◆ Dataset section ◆

'''

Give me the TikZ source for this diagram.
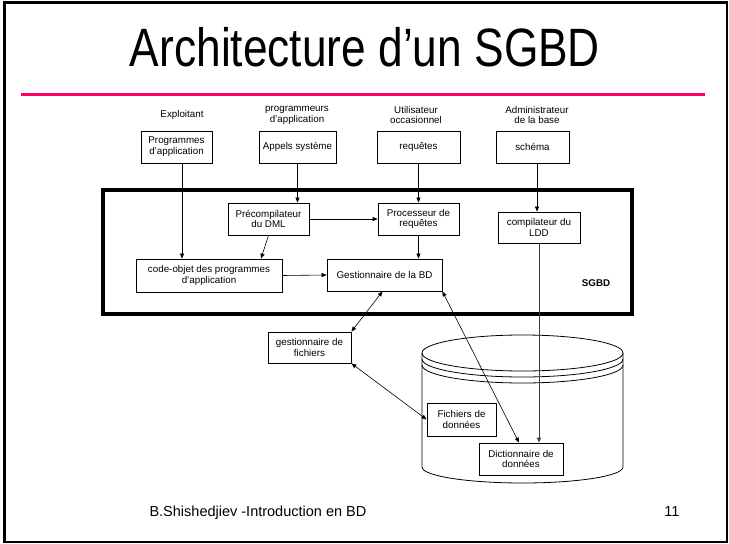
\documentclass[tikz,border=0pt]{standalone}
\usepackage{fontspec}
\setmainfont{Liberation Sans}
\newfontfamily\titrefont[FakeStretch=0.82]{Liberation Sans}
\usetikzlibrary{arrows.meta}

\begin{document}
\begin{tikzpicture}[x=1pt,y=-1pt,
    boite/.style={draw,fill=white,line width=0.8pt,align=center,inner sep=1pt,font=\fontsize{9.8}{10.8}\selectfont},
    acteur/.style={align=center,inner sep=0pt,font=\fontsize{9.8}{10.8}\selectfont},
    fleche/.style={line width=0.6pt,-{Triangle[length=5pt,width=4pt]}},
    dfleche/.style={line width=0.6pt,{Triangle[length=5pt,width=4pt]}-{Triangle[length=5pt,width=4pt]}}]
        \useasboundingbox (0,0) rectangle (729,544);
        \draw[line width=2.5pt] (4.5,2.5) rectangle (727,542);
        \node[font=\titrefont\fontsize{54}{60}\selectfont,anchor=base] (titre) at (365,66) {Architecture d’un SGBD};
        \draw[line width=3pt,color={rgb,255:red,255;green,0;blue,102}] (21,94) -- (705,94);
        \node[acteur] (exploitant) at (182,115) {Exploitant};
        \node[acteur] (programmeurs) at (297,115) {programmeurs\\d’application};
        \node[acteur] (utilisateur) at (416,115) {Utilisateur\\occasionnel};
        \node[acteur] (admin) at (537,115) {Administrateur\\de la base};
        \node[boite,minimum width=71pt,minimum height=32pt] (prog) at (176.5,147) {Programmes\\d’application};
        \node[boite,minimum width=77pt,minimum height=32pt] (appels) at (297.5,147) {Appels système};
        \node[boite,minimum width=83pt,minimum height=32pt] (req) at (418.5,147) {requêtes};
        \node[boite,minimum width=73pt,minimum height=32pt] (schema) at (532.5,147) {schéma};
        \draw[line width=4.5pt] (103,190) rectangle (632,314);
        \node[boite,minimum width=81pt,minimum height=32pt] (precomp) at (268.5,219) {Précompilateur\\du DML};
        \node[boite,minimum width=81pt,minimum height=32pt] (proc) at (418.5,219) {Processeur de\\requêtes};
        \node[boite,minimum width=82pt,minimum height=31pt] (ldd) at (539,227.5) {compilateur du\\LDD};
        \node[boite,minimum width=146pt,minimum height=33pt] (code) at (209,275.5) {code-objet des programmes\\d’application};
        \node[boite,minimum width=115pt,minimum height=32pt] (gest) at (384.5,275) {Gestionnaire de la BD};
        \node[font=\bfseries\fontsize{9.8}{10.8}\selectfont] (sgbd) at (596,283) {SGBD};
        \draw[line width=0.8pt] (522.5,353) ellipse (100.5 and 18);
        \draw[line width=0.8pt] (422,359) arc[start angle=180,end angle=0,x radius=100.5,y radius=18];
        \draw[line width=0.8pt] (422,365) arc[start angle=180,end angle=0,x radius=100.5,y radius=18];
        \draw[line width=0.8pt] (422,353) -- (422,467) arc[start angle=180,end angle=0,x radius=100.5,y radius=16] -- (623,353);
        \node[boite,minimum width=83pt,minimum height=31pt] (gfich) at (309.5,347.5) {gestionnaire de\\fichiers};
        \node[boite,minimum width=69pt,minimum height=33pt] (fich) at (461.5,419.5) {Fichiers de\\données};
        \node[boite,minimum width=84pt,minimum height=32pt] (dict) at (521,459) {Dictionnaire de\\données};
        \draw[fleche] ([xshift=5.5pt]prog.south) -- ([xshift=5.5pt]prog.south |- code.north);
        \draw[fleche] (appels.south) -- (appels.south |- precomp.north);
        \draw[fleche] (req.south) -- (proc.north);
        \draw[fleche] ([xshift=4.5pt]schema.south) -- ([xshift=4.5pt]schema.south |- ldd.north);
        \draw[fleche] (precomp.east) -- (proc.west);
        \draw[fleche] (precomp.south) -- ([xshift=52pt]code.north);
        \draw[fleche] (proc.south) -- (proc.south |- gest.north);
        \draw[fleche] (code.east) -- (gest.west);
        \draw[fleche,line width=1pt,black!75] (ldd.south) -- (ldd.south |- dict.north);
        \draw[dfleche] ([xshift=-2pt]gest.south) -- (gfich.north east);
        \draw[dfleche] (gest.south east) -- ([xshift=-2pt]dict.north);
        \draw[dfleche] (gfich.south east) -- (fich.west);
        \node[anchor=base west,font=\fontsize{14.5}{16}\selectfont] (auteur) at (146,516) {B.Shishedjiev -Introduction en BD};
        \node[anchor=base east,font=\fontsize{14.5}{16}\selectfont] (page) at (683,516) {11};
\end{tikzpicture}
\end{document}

'''

◆ Task goal ◆
Reproduce the material in full, word for word, and omit the pictures.

◆ Correct response ◆
Give me the TikZ source for this diagram.
\documentclass[tikz,border=0pt]{standalone}
\usepackage{fontspec}
\setmainfont{Liberation Sans}
\newfontfamily\titrefont[FakeStretch=0.82]{Liberation Sans}
\usetikzlibrary{arrows.meta}

\begin{document}
\begin{tikzpicture}[x=1pt,y=-1pt,
    boite/.style={draw,fill=white,line width=0.8pt,align=center,inner sep=1pt,font=\fontsize{9.8}{10.8}\selectfont},
    acteur/.style={align=center,inner sep=0pt,font=\fontsize{9.8}{10.8}\selectfont},
    fleche/.style={line width=0.6pt,-{Triangle[length=5pt,width=4pt]}},
    dfleche/.style={line width=0.6pt,{Triangle[length=5pt,width=4pt]}-{Triangle[length=5pt,width=4pt]}}]
        \useasboundingbox (0,0) rectangle (729,544);
        \draw[line width=2.5pt] (4.5,2.5) rectangle (727,542);
        \node[font=\titrefont\fontsize{54}{60}\selectfont,anchor=base] (titre) at (365,66) {Architecture d’un SGBD};
        \draw[line width=3pt,color={rgb,255:red,255;green,0;blue,102}] (21,94) -- (705,94);
        \node[acteur] (exploitant) at (182,115) {Exploitant};
        \node[acteur] (programmeurs) at (297,115) {programmeurs\\d’application};
        \node[acteur] (utilisateur) at (416,115) {Utilisateur\\occasionnel};
        \node[acteur] (admin) at (537,115) {Administrateur\\de la base};
        \node[boite,minimum width=71pt,minimum height=32pt] (prog) at (176.5,147) {Programmes\\d’application};
        \node[boite,minimum width=77pt,minimum height=32pt] (appels) at (297.5,147) {Appels système};
        \node[boite,minimum width=83pt,minimum height=32pt] (req) at (418.5,147) {requêtes};
        \node[boite,minimum width=73pt,minimum height=32pt] (schema) at (532.5,147) {schéma};
        \draw[line width=4.5pt] (103,190) rectangle (632,314);
        \node[boite,minimum width=81pt,minimum height=32pt] (precomp) at (268.5,219) {Précompilateur\\du DML};
        \node[boite,minimum width=81pt,minimum height=32pt] (proc) at (418.5,219) {Processeur de\\requêtes};
        \node[boite,minimum width=82pt,minimum height=31pt] (ldd) at (539,227.5) {compilateur du\\LDD};
        \node[boite,minimum width=146pt,minimum height=33pt] (code) at (209,275.5) {code-objet des programmes\\d’application};
        \node[boite,minimum width=115pt,minimum height=32pt] (gest) at (384.5,275) {Gestionnaire de la BD};
        \node[font=\bfseries\fontsize{9.8}{10.8}\selectfont] (sgbd) at (596,283) {SGBD};
        \draw[line width=0.8pt] (522.5,353) ellipse (100.5 and 18);
        \draw[line width=0.8pt] (422,359) arc[start angle=180,end angle=0,x radius=100.5,y radius=18];
        \draw[line width=0.8pt] (422,365) arc[start angle=180,end angle=0,x radius=100.5,y radius=18];
        \draw[line width=0.8pt] (422,353) -- (422,467) arc[start angle=180,end angle=0,x radius=100.5,y radius=16] -- (623,353);
        \node[boite,minimum width=83pt,minimum height=31pt] (gfich) at (309.5,347.5) {gestionnaire de\\fichiers};
        \node[boite,minimum width=69pt,minimum height=33pt] (fich) at (461.5,419.5) {Fichiers de\\données};
        \node[boite,minimum width=84pt,minimum height=32pt] (dict) at (521,459) {Dictionnaire de\\données};
        \draw[fleche] ([xshift=5.5pt]prog.south) -- ([xshift=5.5pt]prog.south |- code.north);
        \draw[fleche] (appels.south) -- (appels.south |- precomp.north);
        \draw[fleche] (req.south) -- (proc.north);
        \draw[fleche] ([xshift=4.5pt]schema.south) -- ([xshift=4.5pt]schema.south |- ldd.north);
        \draw[fleche] (precomp.east) -- (proc.west);
        \draw[fleche] (precomp.south) -- ([xshift=52pt]code.north);
        \draw[fleche] (proc.south) -- (proc.south |- gest.north);
        \draw[fleche] (code.east) -- (gest.west);
        \draw[fleche,line width=1pt,black!75] (ldd.south) -- (ldd.south |- dict.north);
        \draw[dfleche] ([xshift=-2pt]gest.south) -- (gfich.north east);
        \draw[dfleche] (gest.south east) -- ([xshift=-2pt]dict.north);
        \draw[dfleche] (gfich.south east) -- (fich.west);
        \node[anchor=base west,font=\fontsize{14.5}{16}\selectfont] (auteur) at (146,516) {B.Shishedjiev -Introduction en BD};
        \node[anchor=base east,font=\fontsize{14.5}{16}\selectfont] (page) at (683,516) {11};
\end{tikzpicture}
\end{document}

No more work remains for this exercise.